*Set task*. In the listing that follows, locate the line containing "What TikZ code" and the line containing "(n9) at (912,-526)". Retype exactly those two lines and every line between them, and nothing more.

*Data lines*.
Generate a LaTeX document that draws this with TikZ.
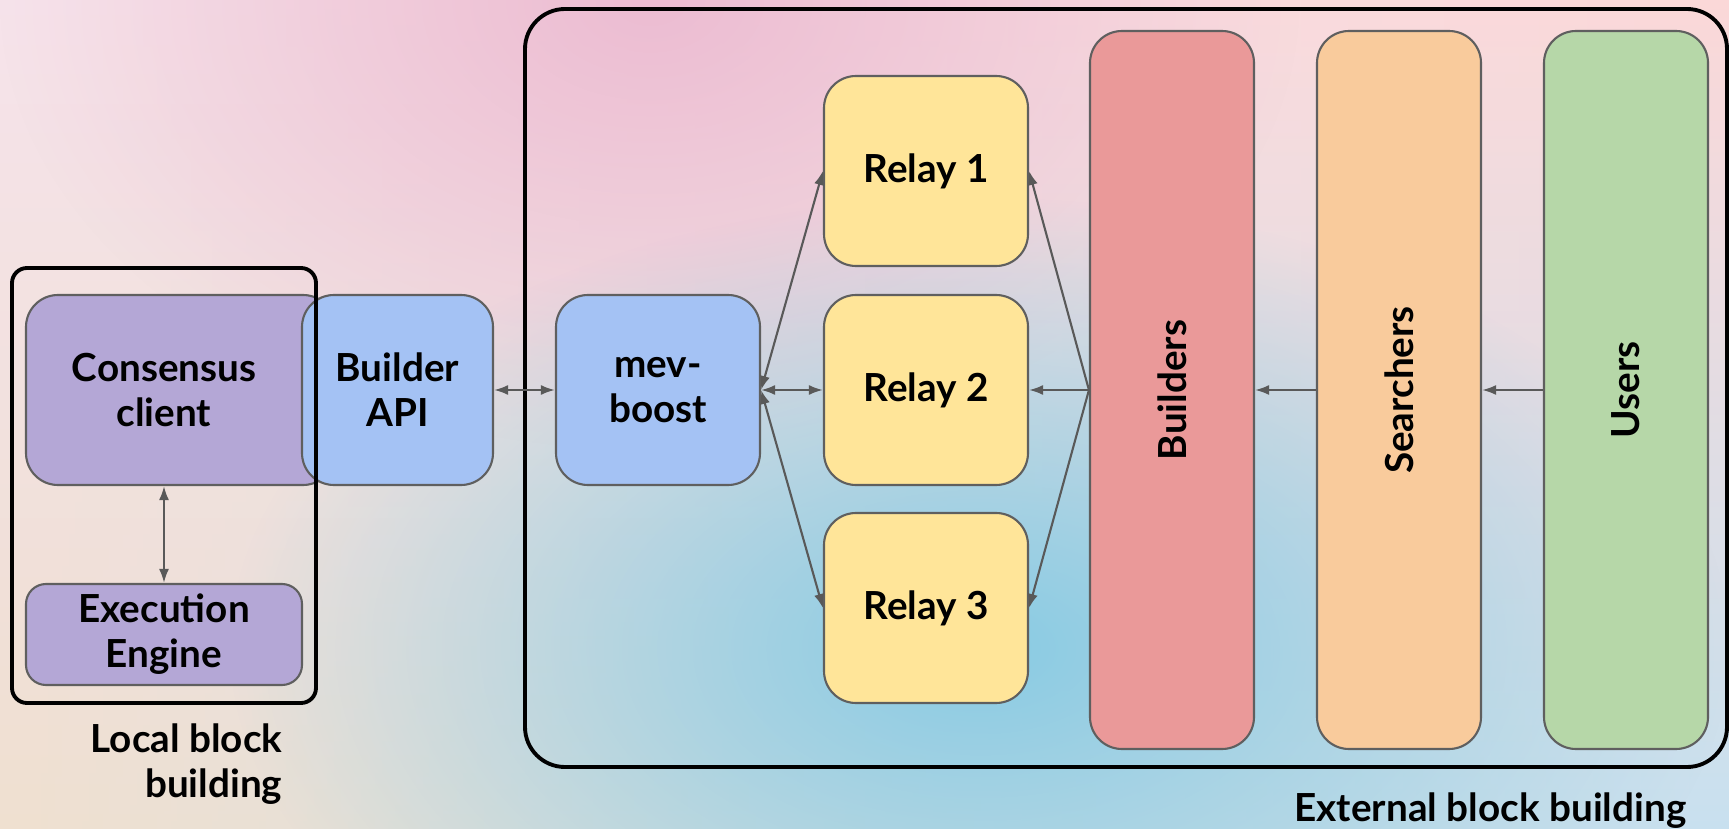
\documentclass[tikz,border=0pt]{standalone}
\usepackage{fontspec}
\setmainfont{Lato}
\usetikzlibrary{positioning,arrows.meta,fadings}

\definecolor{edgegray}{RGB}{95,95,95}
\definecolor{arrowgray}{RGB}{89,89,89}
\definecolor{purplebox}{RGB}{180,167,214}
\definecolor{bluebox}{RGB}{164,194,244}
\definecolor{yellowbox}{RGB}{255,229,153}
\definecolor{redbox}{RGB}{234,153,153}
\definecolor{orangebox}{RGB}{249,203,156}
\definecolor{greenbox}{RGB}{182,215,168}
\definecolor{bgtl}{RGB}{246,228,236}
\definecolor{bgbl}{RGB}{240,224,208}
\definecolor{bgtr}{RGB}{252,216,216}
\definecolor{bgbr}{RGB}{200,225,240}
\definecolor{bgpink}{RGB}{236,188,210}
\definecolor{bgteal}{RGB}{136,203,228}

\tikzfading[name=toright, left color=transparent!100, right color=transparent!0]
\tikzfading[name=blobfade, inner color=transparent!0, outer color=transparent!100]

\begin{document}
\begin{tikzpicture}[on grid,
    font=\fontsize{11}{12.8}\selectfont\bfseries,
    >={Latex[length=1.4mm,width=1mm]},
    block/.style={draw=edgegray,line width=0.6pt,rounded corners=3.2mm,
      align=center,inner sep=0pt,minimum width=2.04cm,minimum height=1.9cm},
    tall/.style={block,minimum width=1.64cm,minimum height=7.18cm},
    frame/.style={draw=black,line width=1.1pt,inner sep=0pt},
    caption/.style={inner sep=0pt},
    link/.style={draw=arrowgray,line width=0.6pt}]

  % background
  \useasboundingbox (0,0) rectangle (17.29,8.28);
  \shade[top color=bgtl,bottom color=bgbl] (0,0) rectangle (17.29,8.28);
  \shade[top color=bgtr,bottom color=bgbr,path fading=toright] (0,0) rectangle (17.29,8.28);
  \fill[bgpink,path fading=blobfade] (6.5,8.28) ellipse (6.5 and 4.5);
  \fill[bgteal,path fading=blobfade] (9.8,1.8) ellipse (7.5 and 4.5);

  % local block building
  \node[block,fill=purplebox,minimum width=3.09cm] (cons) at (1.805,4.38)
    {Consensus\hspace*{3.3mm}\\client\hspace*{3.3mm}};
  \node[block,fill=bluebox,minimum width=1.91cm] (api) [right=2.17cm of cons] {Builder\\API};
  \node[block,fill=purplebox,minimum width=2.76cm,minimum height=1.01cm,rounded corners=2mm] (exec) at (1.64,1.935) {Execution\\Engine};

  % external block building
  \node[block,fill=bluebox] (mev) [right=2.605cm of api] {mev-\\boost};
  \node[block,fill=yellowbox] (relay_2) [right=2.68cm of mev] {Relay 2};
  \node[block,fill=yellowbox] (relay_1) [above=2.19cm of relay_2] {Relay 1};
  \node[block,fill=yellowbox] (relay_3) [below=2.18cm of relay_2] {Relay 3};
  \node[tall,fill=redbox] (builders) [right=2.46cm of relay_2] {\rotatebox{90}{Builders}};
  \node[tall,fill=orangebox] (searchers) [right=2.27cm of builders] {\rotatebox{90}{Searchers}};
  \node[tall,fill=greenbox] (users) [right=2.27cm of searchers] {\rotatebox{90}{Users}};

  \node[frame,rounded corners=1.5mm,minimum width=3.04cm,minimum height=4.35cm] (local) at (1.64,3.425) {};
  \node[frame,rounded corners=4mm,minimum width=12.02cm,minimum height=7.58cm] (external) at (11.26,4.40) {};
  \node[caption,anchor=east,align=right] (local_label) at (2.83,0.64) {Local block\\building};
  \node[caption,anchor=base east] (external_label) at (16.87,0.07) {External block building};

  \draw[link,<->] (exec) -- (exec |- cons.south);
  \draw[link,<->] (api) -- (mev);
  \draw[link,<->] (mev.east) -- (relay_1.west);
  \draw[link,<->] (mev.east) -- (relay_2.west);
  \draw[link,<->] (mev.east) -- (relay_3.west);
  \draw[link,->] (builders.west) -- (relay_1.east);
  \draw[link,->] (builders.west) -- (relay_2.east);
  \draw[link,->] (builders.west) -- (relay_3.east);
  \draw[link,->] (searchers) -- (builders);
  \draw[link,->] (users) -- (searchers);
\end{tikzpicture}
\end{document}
---
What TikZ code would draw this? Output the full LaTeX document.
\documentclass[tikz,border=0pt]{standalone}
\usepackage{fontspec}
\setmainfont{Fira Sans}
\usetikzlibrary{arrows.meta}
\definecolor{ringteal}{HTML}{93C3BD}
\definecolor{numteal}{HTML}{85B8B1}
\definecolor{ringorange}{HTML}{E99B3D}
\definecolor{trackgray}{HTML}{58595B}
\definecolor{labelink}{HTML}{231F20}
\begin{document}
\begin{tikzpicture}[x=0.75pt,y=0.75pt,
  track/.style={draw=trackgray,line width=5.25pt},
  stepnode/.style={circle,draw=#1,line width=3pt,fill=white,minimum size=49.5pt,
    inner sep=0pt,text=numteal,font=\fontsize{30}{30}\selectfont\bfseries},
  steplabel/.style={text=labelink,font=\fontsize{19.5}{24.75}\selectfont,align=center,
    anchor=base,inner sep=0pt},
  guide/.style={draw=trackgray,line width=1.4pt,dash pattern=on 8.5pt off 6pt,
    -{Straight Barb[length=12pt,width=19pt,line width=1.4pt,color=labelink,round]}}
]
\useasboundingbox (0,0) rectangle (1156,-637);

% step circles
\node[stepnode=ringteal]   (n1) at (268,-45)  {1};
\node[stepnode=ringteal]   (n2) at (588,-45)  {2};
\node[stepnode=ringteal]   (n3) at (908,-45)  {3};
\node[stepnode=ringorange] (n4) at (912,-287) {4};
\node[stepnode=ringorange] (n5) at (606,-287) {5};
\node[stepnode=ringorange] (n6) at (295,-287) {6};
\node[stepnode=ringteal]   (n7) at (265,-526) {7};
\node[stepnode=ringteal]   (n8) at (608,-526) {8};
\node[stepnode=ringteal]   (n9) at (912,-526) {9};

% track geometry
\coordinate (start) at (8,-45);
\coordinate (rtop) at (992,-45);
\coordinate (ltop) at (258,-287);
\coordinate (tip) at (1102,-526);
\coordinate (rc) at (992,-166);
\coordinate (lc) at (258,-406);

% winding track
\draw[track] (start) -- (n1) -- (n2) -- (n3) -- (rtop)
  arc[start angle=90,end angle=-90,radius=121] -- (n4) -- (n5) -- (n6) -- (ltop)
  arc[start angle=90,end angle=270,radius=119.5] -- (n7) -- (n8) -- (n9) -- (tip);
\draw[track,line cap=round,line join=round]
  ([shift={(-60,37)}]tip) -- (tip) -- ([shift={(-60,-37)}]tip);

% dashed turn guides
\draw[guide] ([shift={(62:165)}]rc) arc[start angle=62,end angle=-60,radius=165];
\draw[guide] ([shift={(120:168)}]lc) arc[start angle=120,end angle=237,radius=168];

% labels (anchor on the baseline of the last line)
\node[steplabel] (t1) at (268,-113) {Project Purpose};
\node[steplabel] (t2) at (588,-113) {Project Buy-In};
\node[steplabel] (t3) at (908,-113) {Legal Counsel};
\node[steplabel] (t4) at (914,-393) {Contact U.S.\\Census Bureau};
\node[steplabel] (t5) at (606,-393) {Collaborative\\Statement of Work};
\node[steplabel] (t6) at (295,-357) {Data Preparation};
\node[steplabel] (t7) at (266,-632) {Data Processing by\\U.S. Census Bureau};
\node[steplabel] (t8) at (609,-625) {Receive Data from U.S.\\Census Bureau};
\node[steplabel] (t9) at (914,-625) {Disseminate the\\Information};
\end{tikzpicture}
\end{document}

*The answer*.
What TikZ code would draw this? Output the full LaTeX document.
\documentclass[tikz,border=0pt]{standalone}
\usepackage{fontspec}
\setmainfont{Fira Sans}
\usetikzlibrary{arrows.meta}
\definecolor{ringteal}{HTML}{93C3BD}
\definecolor{numteal}{HTML}{85B8B1}
\definecolor{ringorange}{HTML}{E99B3D}
\definecolor{trackgray}{HTML}{58595B}
\definecolor{labelink}{HTML}{231F20}
\begin{document}
\begin{tikzpicture}[x=0.75pt,y=0.75pt,
  track/.style={draw=trackgray,line width=5.25pt},
  stepnode/.style={circle,draw=#1,line width=3pt,fill=white,minimum size=49.5pt,
    inner sep=0pt,text=numteal,font=\fontsize{30}{30}\selectfont\bfseries},
  steplabel/.style={text=labelink,font=\fontsize{19.5}{24.75}\selectfont,align=center,
    anchor=base,inner sep=0pt},
  guide/.style={draw=trackgray,line width=1.4pt,dash pattern=on 8.5pt off 6pt,
    -{Straight Barb[length=12pt,width=19pt,line width=1.4pt,color=labelink,round]}}
]
\useasboundingbox (0,0) rectangle (1156,-637);

% step circles
\node[stepnode=ringteal]   (n1) at (268,-45)  {1};
\node[stepnode=ringteal]   (n2) at (588,-45)  {2};
\node[stepnode=ringteal]   (n3) at (908,-45)  {3};
\node[stepnode=ringorange] (n4) at (912,-287) {4};
\node[stepnode=ringorange] (n5) at (606,-287) {5};
\node[stepnode=ringorange] (n6) at (295,-287) {6};
\node[stepnode=ringteal]   (n7) at (265,-526) {7};
\node[stepnode=ringteal]   (n8) at (608,-526) {8};
\node[stepnode=ringteal]   (n9) at (912,-526) {9};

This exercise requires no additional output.